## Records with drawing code
******
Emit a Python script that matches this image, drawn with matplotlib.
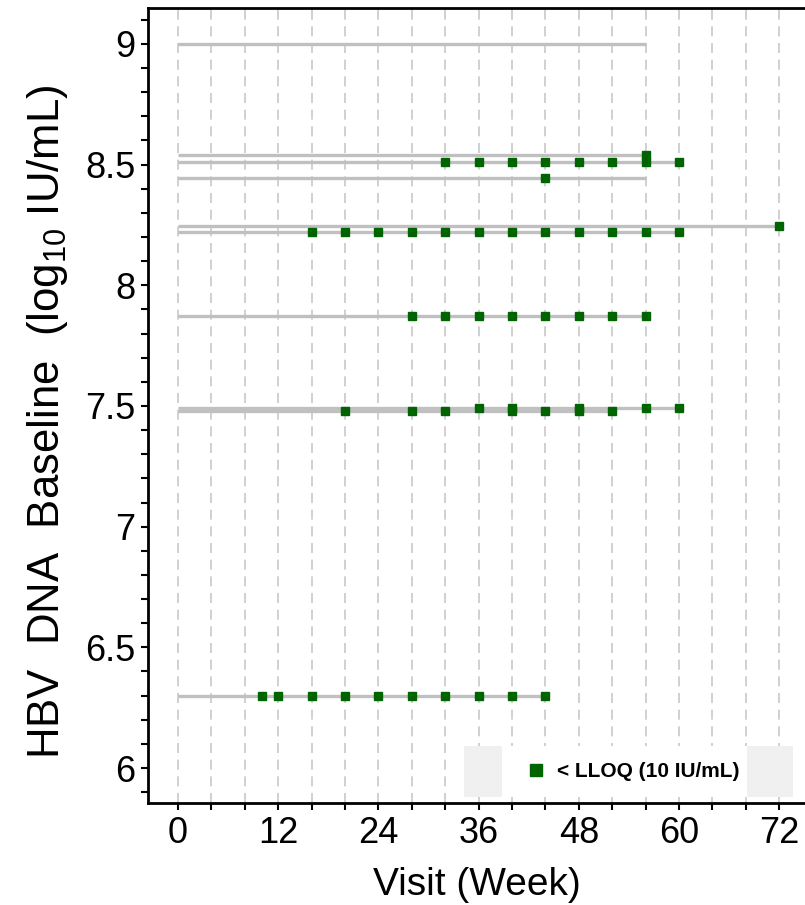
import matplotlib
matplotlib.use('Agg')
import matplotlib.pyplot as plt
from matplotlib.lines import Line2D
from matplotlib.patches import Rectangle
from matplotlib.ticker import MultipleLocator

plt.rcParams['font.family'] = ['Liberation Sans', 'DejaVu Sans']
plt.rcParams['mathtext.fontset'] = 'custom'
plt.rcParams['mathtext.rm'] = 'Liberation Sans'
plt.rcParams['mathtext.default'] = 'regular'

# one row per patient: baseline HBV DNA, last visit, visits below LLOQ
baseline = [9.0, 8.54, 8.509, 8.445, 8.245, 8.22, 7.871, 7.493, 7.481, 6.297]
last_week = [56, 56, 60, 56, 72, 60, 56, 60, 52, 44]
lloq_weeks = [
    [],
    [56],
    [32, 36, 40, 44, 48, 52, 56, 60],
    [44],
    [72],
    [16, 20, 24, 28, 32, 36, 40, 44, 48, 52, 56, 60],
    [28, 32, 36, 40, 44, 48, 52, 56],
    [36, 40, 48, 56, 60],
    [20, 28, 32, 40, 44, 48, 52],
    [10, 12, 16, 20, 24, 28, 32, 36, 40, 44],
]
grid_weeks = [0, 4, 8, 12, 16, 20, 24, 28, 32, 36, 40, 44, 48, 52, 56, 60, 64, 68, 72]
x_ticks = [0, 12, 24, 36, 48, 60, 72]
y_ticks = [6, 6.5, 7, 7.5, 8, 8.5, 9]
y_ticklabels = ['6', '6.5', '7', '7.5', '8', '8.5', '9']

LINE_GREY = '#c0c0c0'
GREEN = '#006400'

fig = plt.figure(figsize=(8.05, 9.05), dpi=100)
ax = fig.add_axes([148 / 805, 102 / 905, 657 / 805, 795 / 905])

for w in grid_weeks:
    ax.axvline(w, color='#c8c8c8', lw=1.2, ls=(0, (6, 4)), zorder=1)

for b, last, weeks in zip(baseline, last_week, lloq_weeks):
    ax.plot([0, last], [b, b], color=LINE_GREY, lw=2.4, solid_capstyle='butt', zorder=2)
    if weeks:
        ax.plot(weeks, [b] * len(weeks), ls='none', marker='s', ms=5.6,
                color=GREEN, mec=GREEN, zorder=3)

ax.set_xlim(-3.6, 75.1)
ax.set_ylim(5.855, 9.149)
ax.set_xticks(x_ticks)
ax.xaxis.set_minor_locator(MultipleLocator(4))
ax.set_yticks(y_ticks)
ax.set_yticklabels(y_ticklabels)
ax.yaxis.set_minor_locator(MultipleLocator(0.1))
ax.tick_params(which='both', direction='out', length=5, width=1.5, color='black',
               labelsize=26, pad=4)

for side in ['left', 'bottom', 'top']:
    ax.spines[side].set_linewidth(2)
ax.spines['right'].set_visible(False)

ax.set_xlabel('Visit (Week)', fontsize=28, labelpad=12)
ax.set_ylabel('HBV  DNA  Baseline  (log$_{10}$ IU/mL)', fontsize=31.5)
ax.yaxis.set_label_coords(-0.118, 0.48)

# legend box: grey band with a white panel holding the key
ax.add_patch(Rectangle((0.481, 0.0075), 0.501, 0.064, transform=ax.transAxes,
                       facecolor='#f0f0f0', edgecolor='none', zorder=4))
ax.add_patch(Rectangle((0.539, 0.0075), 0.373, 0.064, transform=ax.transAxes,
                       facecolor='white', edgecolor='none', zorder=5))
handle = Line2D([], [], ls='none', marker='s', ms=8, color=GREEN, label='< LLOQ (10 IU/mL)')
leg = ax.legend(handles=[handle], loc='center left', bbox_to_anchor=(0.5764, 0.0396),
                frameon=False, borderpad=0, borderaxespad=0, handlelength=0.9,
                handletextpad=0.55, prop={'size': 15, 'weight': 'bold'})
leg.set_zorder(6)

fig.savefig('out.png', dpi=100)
******
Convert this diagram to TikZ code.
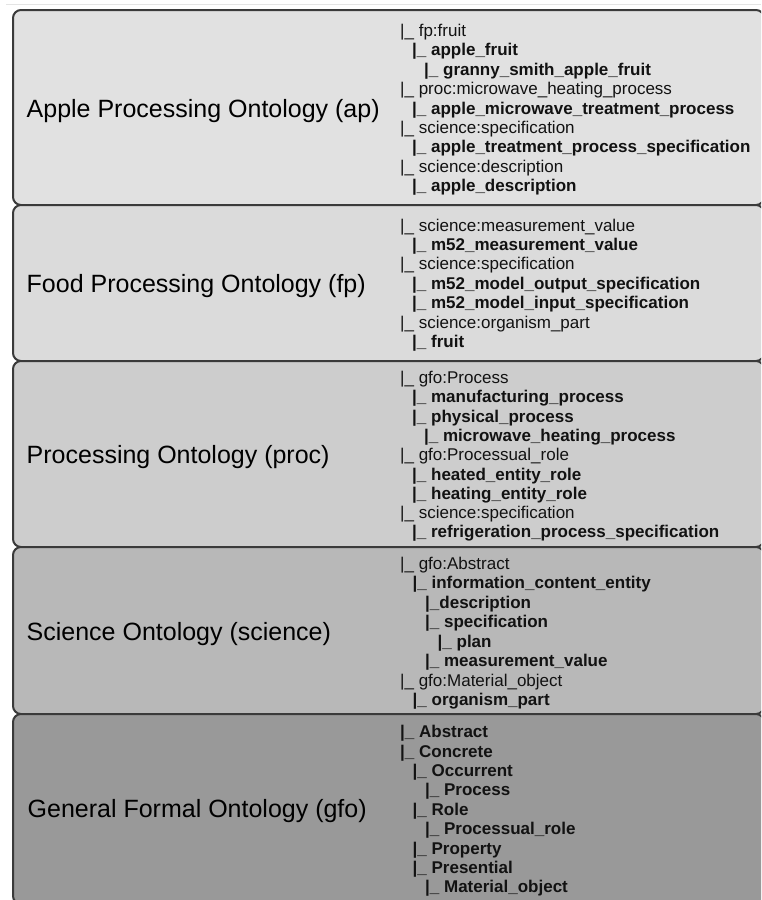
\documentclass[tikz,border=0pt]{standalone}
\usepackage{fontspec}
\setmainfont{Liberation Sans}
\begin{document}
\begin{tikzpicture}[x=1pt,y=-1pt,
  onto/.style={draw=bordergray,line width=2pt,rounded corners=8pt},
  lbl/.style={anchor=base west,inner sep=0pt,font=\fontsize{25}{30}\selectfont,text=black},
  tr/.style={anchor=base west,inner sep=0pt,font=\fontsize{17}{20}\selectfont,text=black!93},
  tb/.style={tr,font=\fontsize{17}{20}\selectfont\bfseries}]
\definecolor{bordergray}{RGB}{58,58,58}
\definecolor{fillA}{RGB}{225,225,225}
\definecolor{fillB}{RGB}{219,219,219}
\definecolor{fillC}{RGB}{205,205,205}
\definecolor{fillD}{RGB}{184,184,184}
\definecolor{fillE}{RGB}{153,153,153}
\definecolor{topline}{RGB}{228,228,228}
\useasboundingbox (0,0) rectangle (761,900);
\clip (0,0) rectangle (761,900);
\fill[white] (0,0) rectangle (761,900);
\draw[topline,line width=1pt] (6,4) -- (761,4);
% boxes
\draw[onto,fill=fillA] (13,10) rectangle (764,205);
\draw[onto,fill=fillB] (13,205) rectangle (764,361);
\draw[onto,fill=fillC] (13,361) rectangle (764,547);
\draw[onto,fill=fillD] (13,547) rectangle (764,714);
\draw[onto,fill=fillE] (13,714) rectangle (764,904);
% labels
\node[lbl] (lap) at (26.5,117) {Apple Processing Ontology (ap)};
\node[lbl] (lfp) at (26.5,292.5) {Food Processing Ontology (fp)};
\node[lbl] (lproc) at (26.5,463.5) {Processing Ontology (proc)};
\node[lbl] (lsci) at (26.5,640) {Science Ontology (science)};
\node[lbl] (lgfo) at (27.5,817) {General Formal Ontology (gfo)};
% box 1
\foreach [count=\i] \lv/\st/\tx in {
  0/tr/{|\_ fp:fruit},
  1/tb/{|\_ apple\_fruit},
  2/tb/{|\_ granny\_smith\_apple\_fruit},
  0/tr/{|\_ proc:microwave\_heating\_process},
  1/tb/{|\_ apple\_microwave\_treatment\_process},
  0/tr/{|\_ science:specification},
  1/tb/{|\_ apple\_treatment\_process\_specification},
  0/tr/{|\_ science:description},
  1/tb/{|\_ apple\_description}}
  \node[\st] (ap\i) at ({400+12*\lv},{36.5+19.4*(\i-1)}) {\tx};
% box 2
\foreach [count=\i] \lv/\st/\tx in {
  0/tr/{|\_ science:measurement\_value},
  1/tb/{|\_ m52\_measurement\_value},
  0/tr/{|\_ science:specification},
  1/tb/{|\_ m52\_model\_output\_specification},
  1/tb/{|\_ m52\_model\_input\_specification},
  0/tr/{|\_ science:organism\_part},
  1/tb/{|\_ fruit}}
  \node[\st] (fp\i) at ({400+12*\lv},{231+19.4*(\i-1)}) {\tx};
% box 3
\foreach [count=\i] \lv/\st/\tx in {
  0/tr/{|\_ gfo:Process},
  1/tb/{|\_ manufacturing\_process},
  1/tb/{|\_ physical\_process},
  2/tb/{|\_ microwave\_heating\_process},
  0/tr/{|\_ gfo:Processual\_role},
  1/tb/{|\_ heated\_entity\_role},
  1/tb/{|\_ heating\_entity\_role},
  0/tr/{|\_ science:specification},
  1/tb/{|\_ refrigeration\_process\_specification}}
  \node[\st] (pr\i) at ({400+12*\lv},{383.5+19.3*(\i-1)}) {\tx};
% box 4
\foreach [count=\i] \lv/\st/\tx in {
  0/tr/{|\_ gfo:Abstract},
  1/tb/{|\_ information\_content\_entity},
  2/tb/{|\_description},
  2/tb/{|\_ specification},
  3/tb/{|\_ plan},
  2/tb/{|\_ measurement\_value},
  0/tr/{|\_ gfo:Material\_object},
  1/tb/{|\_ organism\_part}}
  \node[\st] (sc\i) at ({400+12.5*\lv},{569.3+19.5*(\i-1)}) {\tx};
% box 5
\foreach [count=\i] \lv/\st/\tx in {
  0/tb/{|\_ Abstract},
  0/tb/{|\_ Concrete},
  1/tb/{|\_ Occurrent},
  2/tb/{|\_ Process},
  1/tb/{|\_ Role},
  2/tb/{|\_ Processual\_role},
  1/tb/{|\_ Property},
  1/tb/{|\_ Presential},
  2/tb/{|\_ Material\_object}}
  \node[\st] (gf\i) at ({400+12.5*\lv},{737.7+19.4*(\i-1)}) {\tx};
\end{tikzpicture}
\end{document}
******
## Directions for this task
Start at the line with "Emit a Python", stop at the line with "y_ticklabels = ['6', '6.5', '7', '7.5', '8', '8.5', '9']", both lines included, and repeat that span exactly without its pictures.

## Output of the exercise
Emit a Python script that matches this image, drawn with matplotlib.
import matplotlib
matplotlib.use('Agg')
import matplotlib.pyplot as plt
from matplotlib.lines import Line2D
from matplotlib.patches import Rectangle
from matplotlib.ticker import MultipleLocator

plt.rcParams['font.family'] = ['Liberation Sans', 'DejaVu Sans']
plt.rcParams['mathtext.fontset'] = 'custom'
plt.rcParams['mathtext.rm'] = 'Liberation Sans'
plt.rcParams['mathtext.default'] = 'regular'

# one row per patient: baseline HBV DNA, last visit, visits below LLOQ
baseline = [9.0, 8.54, 8.509, 8.445, 8.245, 8.22, 7.871, 7.493, 7.481, 6.297]
last_week = [56, 56, 60, 56, 72, 60, 56, 60, 52, 44]
lloq_weeks = [
    [],
    [56],
    [32, 36, 40, 44, 48, 52, 56, 60],
    [44],
    [72],
    [16, 20, 24, 28, 32, 36, 40, 44, 48, 52, 56, 60],
    [28, 32, 36, 40, 44, 48, 52, 56],
    [36, 40, 48, 56, 60],
    [20, 28, 32, 40, 44, 48, 52],
    [10, 12, 16, 20, 24, 28, 32, 36, 40, 44],
]
grid_weeks = [0, 4, 8, 12, 16, 20, 24, 28, 32, 36, 40, 44, 48, 52, 56, 60, 64, 68, 72]
x_ticks = [0, 12, 24, 36, 48, 60, 72]
y_ticks = [6, 6.5, 7, 7.5, 8, 8.5, 9]
y_ticklabels = ['6', '6.5', '7', '7.5', '8', '8.5', '9']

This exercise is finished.